Buying an IDS to monitor unwanted traffic is a waste of time and money, Gartner stated, urging enterprise managers to start
buying in-line IPS products and step up to the plate and block the attack traffic comin’ at ‘em, primarily from the Internet.
Blocking the bad traffic with an in-line IPS opened the possibility of mistakenly blocking good traffic, too, yelped IDS proponents.
IPS products in 2003 were mainly in their infancy and their accuracy deeply suspect. IDS — the most well-known and popular being open source Snort created by Martin Roesch in 1998 — was a known quantity. Sure, IDS had its drawbacks, sometimes generated false positive and negatives, and most people didn’t really know what to do with the massive amount of information netted in the monitoring process.
But Gartner saying IDS is dead?
“I find the logic behind their conclusions significantly flawed and their recommendations incomprehensible,” was the response at the time from Roesch, CTO at Sourcefire, founded in 2001 to commercialize Snort. “To be fair, Gartner’s concerns have some basis in fact,” he conceded, adding, “Undoubtedly, IDS must continue to evolve in order to fully realize its potential.”

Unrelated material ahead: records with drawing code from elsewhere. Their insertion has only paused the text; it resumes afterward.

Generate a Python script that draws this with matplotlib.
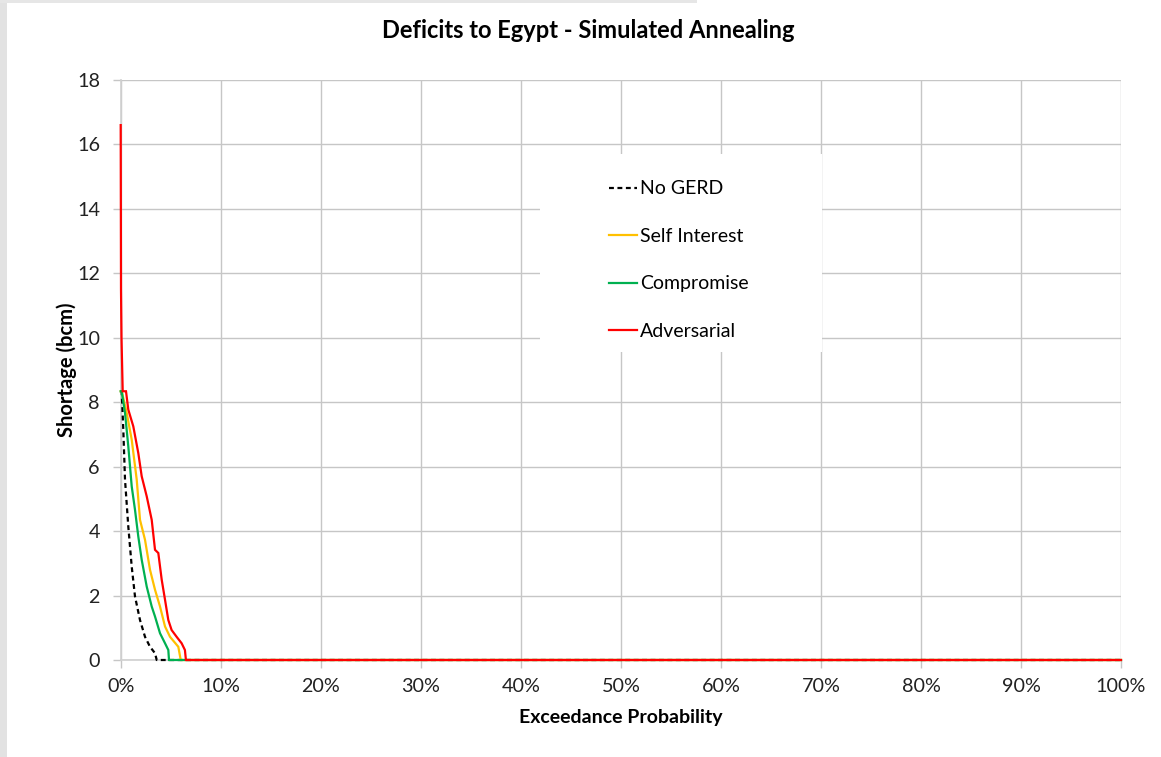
import matplotlib
matplotlib.use("Agg")
import matplotlib.pyplot as plt
from matplotlib.patches import Rectangle
from matplotlib.ticker import FuncFormatter, MultipleLocator

plt.rcParams['font.family'] = ['Lato', 'DejaVu Sans']

# Exceedance probability (%) and shortage (bcm) for each scenario
no_gerd_x = [0.0, 0.1, 0.26, 0.43, 0.76, 1.1, 1.43, 1.93, 2.43, 2.93, 3.43, 3.6, 100.0]
no_gerd_y = [8.34, 8.34, 7.15, 5.6, 4.14, 2.9, 1.97, 1.24, 0.72, 0.41, 0.21, 0.0, 0.0]

self_x = [0.0, 0.1, 0.6, 1.1, 1.6, 1.93, 2.43, 2.93, 3.43, 3.93, 4.43, 4.93, 5.76, 6.0, 100.0]
self_y = [8.34, 8.34, 7.67, 6.84, 5.6, 4.35, 3.73, 2.8, 2.18, 1.66, 1.04, 0.72, 0.41, 0.0, 0.0]

comp_x = [0.0, 0.1, 0.43, 0.76, 1.1, 1.43, 1.76, 2.1, 2.6, 3.1, 3.43, 3.93, 4.43, 4.76, 4.83, 100.0]
comp_y = [8.34, 8.34, 7.67, 6.63, 5.39, 4.66, 3.83, 3.11, 2.28, 1.66, 1.35, 0.83, 0.52, 0.31, 0.0, 0.0]

adv_x = [0.0, 0.03, 0.08, 0.2, 0.53, 0.76, 1.26, 1.76, 2.1, 2.6, 3.1, 3.43, 3.76, 4.1,
         4.43, 4.76, 5.09, 5.59, 6.09, 6.42, 6.52, 100.0]
adv_y = [16.6, 11.5, 10.0, 8.34, 8.34, 7.77, 7.25, 6.42, 5.7, 5.08, 4.35, 3.42, 3.32, 2.49,
         1.87, 1.24, 0.93, 0.72, 0.52, 0.31, 0.0, 0.0]

series = [
    ("No GERD", no_gerd_x, no_gerd_y, "black", (0, (2.2, 1.6))),
    ("Self Interest", self_x, self_y, "#FFC000", "-"),
    ("Compromise", comp_x, comp_y, "#00B050", "-"),
    ("Adversarial", adv_x, adv_y, "#FF0000", "-"),
]

W, H = 1161, 757
fig = plt.figure(figsize=(W / 100, H / 100), dpi=100)
fig.patch.set_facecolor("white")

# light grey frame strips along the left and top edges
fig.patches.append(Rectangle((0, 0), 7 / W, 1, transform=fig.transFigure,
                             facecolor="#e2e2e2", edgecolor="none", zorder=0))
fig.patches.append(Rectangle((0, 1 - 3 / H), 0.6, 3 / H, transform=fig.transFigure,
                             facecolor="#e6e6e6", edgecolor="none", zorder=0))

ax = fig.add_axes([120.7 / W, 1 - 660 / H, 1000.3 / W, 580 / H])

for label, xs, ys, color, ls in series:
    ax.plot(xs, ys, color=color, linestyle=ls, lw=1.6, label=label, zorder=4,
            solid_joinstyle="miter", clip_on=False)

ax.set_xlim(0, 100)
ax.set_ylim(0, 18)
ax.xaxis.set_major_locator(MultipleLocator(10))
ax.yaxis.set_major_locator(MultipleLocator(2))
ax.xaxis.set_major_formatter(FuncFormatter(lambda v, p: f"{v:.0f}%"))

grid_c = "#c6c6c6"
ax.grid(True, color=grid_c, lw=1.0, zorder=1)
ax.set_axisbelow(True)
for side in ("top", "right"):
    ax.spines[side].set_visible(False)
for side in ("left", "bottom"):
    ax.spines[side].set_color("#d0d0d0")
    ax.spines[side].set_linewidth(1.2)

ax.tick_params(axis="both", colors=grid_c, length=6, width=1.0, labelsize=14.2,
               labelcolor="#222222")
ax.tick_params(axis="y", pad=9)
ax.tick_params(axis="x", pad=7)

ax.set_xlabel("Exceedance Probability", fontsize=14, fontweight="bold", labelpad=10)
ax.set_ylabel("Shortage (bcm)", fontsize=14.5, fontweight="bold", labelpad=0)

fig.text(588 / W, 1 - 30 / H, "Deficits to Egypt - Simulated Annealing",
         ha="center", va="center", fontsize=17, fontweight="bold")

# white background panel behind the legend
ax.add_patch(Rectangle((0.419, 9.57 / 18), 0.2816, 6.13 / 18, transform=ax.transAxes,
                       facecolor="white", edgecolor="none", zorder=2))

ax.legend(loc="upper left", bbox_to_anchor=(0.488, 0.827), frameon=False,
          fontsize=14, handlelength=1.45, handletextpad=0.15, labelspacing=1.57,
          borderpad=0, borderaxespad=0)

fig.savefig("out.png", dpi=100)
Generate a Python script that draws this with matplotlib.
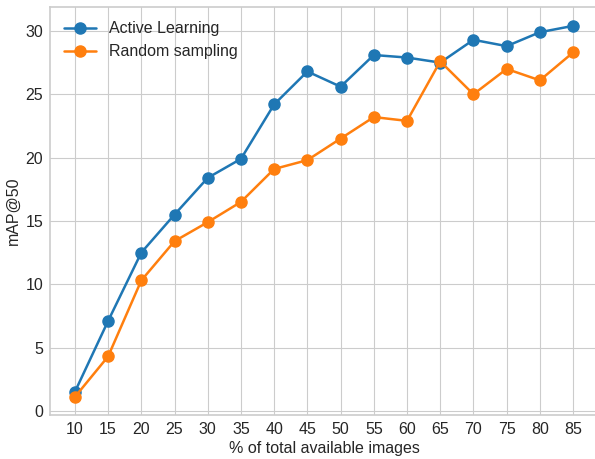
import matplotlib
matplotlib.use("Agg")
import matplotlib.pyplot as plt

# share of the pool that was labelled (%) and detection score at each step
percent = [10, 15, 20, 25, 30, 35, 40, 45, 50, 55, 60, 65, 70, 75, 80, 85]
active_map = [1.5, 7.1, 12.5, 15.5, 18.4, 19.9, 24.2, 26.8, 25.6, 28.1, 27.9, 27.5, 29.3, 28.8, 29.9, 30.4]
random_map = [1.1, 4.3, 10.3, 13.4, 14.9, 16.5, 19.1, 19.8, 21.5, 23.2, 22.9, 27.6, 25.0, 27.0, 26.1, 28.3]

plt.style.use("seaborn-v0_8-whitegrid")
plt.rcParams["font.family"] = ["Liberation Sans", "DejaVu Sans"]

fig, ax = plt.subplots(figsize=(5.95, 4.59), dpi=100)
xs = list(range(len(percent)))
ax.plot(xs, active_map, marker="o", markersize=8, linewidth=1.8, color="#1f77b4", label="Active Learning")
ax.plot(xs, random_map, marker="o", markersize=8, linewidth=1.8, color="#ff7f0e", label="Random sampling")

ax.set_xticks(xs)
ax.set_xticklabels([str(p) for p in percent])
ax.set_xlim(-0.75, len(percent) - 0.25)
ax.set_ylim(-0.32, 31.9)
ax.tick_params(labelsize=11.5, pad=5)
ax.set_xlabel("% of total available images", fontsize=11.5, labelpad=3)
ax.set_ylabel("mAP@50", fontsize=11.5, labelpad=3)
for s in ax.spines.values():
    s.set_visible(True)
    s.set_color("#cccccc")
    s.set_linewidth(1.2)
ax.legend(loc="upper left", fontsize=11.5, frameon=False)

fig.subplots_adjust(left=0.084, right=1.005, top=0.985, bottom=0.096)
fig.savefig("out.png", dpi=100)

Today, the issue is largely a moot point as IPS products on the market — which typically rely on IDS detection techniques to flag a problem — tend to operate in a mixed mode, allowing managers to boldly block malicious traffic or passively monitor, or both, depending on the configuration. Security vendors are often coy about breaking out figures on IDS and IPS, but IDC believes IPS began overtaking IDS in 2005. Continuous testing by independent sources helps with determining strengths and weaknesses in IPS.
“I wouldn’t want to go back to IDS,” says Dwayne Manley, systems and networking manager at Centrex Clinical Laboratories in New Hartford, N.Y., which is shifting from IDS to IPS. “With IDS, I’d like to analyze all those logs but I and my staff don’t have time. All it does is monitor.”

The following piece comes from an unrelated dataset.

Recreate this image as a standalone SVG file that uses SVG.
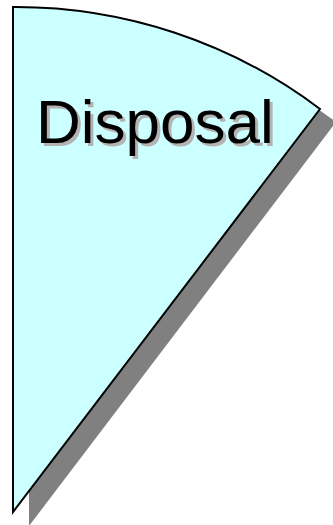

The downside of IPS in Centrex Clinical labs’ experience, though, is that “IPS slows traffic down,” Manley says. “But do I care if it’s slower? Not really.”
A Network World product test last year found evidence some IPS products aren’t as accurate at higher speeds as at low ones. But four years after Gartner declared IDS dead, Gartner Analyst Jeffrey Wheatman wonders why it was so controversial. “IPS makes decisions and antivirus has been doing that for years.”